Cuando lo encontré en ese hoy lejano 1992, hacía un año que había regresado a Santiago. Se hubiera querido quedar en Montevideo pero su mujer cayó enferma. Fue como si la hubiera golpeado un rayo. Empezó a caminar por el medio de las calles porque se lo ordenaban “los extraterrestres”. No tenía más datos sobre lo que tenía que hacer, sólo caminar por ese sendero imaginario que le indicaban desde la nave; ya le darían más instrucciones. Enrique no sabía cómo reaccionar. Tenían dos hijos, de 3 y 5 años, y más de una vez se los llevaba en esas caminatas sin sentido en las que los automóviles intentaban esquivarlos. Optó por volver a Santiago. La cordura también fue un daño colateral del terrorismo de Estado.
—Viví en Montevideo seis años y cuando me fui no había nadie despidiéndome en el aeropuerto –me dijo con amargura. No intenté ninguna defensa porque me sabía culpable, así que encajé el golpe y seguimos hablando de su mujer.
—Ahora está mejor –me dice.
—¿Ya no habla con extraterrestres? –le pregunto, con ese código que habíamos asumido tácitamente desde la primera vez que me lo contó, y que consistía en dejar que la ironía desplazara la incómoda conmiseración.
—No, ya no habla.
—¿Y qué pasó? ¿Se curó, así, sin más?
—No, ahora es católica.
—Pero era comunista.
—Sí, pero ahora es católica. El cura que nos casó nos ayudó mucho.
—¿Se casaron?
—Sí, por iglesia.
—Eso sí que es una novedad. ¿Vos también te…?
—No, yo no me hice católico.
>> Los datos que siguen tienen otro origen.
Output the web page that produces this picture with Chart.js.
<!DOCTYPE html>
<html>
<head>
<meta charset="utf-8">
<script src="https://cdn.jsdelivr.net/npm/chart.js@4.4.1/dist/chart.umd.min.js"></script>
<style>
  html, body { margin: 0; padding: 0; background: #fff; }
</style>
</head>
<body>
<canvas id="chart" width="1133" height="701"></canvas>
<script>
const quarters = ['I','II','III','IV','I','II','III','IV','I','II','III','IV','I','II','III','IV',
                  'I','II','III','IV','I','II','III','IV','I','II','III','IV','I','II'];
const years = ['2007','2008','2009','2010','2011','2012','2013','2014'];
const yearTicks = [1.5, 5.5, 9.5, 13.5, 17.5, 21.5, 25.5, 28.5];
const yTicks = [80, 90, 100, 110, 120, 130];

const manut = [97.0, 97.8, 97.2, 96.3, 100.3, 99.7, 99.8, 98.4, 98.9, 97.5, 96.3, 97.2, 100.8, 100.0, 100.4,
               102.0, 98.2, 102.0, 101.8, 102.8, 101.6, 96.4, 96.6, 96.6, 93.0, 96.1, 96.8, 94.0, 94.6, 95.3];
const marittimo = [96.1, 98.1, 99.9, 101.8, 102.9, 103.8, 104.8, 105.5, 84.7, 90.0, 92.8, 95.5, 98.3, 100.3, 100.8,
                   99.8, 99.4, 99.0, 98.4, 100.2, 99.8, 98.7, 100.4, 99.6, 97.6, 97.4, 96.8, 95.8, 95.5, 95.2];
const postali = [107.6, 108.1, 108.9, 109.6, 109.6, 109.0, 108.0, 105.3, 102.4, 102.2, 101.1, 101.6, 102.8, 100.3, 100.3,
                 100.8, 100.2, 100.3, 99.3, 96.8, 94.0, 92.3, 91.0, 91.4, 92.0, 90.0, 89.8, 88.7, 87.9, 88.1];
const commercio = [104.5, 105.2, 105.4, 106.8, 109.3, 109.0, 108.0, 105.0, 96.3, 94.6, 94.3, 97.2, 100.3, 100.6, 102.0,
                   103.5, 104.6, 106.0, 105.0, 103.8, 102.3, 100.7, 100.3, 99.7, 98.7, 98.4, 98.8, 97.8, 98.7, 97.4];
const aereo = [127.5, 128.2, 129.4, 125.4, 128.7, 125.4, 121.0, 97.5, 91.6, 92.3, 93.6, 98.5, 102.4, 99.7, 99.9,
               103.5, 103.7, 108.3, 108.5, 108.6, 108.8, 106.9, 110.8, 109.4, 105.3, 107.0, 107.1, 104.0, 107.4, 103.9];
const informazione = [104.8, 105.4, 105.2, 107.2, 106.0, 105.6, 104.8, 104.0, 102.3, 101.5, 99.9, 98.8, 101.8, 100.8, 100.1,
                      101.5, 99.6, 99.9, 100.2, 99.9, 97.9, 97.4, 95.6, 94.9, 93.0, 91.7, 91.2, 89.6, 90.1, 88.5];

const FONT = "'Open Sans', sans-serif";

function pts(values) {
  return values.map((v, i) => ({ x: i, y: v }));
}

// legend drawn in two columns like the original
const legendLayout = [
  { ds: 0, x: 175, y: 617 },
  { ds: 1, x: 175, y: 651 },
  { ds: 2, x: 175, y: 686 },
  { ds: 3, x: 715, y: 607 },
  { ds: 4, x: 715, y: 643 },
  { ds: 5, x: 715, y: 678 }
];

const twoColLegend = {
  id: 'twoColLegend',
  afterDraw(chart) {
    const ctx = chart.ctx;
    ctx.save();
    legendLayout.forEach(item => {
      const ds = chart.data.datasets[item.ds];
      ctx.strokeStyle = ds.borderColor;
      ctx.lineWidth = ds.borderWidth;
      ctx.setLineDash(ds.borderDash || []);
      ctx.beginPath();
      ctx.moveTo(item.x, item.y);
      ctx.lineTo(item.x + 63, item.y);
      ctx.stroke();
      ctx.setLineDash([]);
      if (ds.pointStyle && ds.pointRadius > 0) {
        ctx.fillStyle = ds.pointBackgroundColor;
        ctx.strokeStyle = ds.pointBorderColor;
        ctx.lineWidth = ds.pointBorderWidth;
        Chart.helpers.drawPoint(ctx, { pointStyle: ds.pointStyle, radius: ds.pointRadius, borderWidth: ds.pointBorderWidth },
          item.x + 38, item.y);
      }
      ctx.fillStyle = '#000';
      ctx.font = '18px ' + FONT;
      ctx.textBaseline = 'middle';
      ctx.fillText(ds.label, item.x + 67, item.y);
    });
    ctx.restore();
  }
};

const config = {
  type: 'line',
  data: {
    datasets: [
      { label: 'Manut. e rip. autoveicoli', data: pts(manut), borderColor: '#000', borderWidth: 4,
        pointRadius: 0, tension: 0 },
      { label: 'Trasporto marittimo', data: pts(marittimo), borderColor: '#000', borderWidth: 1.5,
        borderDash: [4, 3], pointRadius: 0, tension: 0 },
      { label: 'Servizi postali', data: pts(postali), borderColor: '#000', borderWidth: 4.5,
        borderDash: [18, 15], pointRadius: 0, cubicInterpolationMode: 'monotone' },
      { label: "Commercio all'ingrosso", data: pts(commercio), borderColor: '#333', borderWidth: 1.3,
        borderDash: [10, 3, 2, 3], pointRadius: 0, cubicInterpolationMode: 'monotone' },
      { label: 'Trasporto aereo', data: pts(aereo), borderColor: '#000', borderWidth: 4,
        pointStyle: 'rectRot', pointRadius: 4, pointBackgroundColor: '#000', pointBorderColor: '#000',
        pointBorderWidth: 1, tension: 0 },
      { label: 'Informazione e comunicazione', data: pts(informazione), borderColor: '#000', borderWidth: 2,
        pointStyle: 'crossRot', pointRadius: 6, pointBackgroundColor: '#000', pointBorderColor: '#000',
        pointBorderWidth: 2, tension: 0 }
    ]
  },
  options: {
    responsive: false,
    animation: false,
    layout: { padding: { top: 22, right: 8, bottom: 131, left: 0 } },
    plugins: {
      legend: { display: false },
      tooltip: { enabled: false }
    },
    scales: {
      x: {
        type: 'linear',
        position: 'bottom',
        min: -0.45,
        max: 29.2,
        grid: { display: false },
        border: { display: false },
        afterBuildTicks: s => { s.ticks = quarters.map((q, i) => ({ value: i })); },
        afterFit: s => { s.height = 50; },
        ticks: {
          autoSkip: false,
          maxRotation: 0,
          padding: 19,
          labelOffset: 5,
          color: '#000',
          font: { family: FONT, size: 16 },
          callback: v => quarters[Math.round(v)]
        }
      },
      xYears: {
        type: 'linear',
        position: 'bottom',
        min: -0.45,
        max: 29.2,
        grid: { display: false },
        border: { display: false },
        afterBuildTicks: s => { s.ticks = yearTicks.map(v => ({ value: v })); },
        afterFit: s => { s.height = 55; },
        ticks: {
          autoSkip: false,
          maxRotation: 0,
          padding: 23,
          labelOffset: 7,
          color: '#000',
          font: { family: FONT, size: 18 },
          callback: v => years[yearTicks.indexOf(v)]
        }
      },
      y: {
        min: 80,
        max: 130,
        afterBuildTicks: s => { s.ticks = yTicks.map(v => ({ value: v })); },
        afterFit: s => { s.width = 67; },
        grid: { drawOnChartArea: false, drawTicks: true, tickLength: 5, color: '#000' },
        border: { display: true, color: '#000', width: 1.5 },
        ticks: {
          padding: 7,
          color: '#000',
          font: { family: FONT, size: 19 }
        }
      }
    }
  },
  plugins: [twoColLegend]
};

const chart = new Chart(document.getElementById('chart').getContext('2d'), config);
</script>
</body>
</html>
Creo que Mercedes tampoco, en el fondo. En realidad creo que no está curada. Creo que piensa que los extraterrestres le han pedido que nos siga la corriente, o algo así, para que dejemos de prestarle atención así después puede cumplir una misión importante, o algo por el estilo.
—Ya veo.
Con Enrique hicimos la peregrinación a La Moneda. “Más temprano que tarde se abrirán las anchas alamedas”, decía la vieja grabación del último discurso de Allende emitido por radio y que hizo que la palabra alameda –tan común en Chile como en cualquier otra parte pueden serlo las palabras bulevar o avenida– quedara para mi generación asociada, por siempre, con el momento en que las cosas injustas de la vida acabarían de una vez, porque más temprano que tarde esas alamedas, no cualesquiera, las anchas, las más anchas, irían a abrirse y por ahí pasaría “el hombre libre de Chile”. Caminaba con Enrique, y mientras él me mostraba este o aquel edificio, en un segundo plano yo escuchaba con toda claridad, al igual que Mercedes debía de escuchar a sus extraterrestres, yo escuchaba esa canción de Pablo Milanés, la de “yo pisaré las calles nuevamente/ de lo que fue Santiago ensangrentada”. No podía sacármela de la cabeza, aunque sabía todo el tiempo que se trataba de un tópico sumergido hasta el fondo en el aguamanil de lo cursi. La misma canción que yo casi odiaba y que era el hit más seguro en los “actos de solidaridad con Chile” que hacíamos en la facultad y a los que Enrique iba apenas un rato.
“No me gusta el gueto”, decía. A lo mejor sólo quería poder hacer de una vez por todas una vida normal, lejos del papel de exiliado que lo habían obligado a interpretar.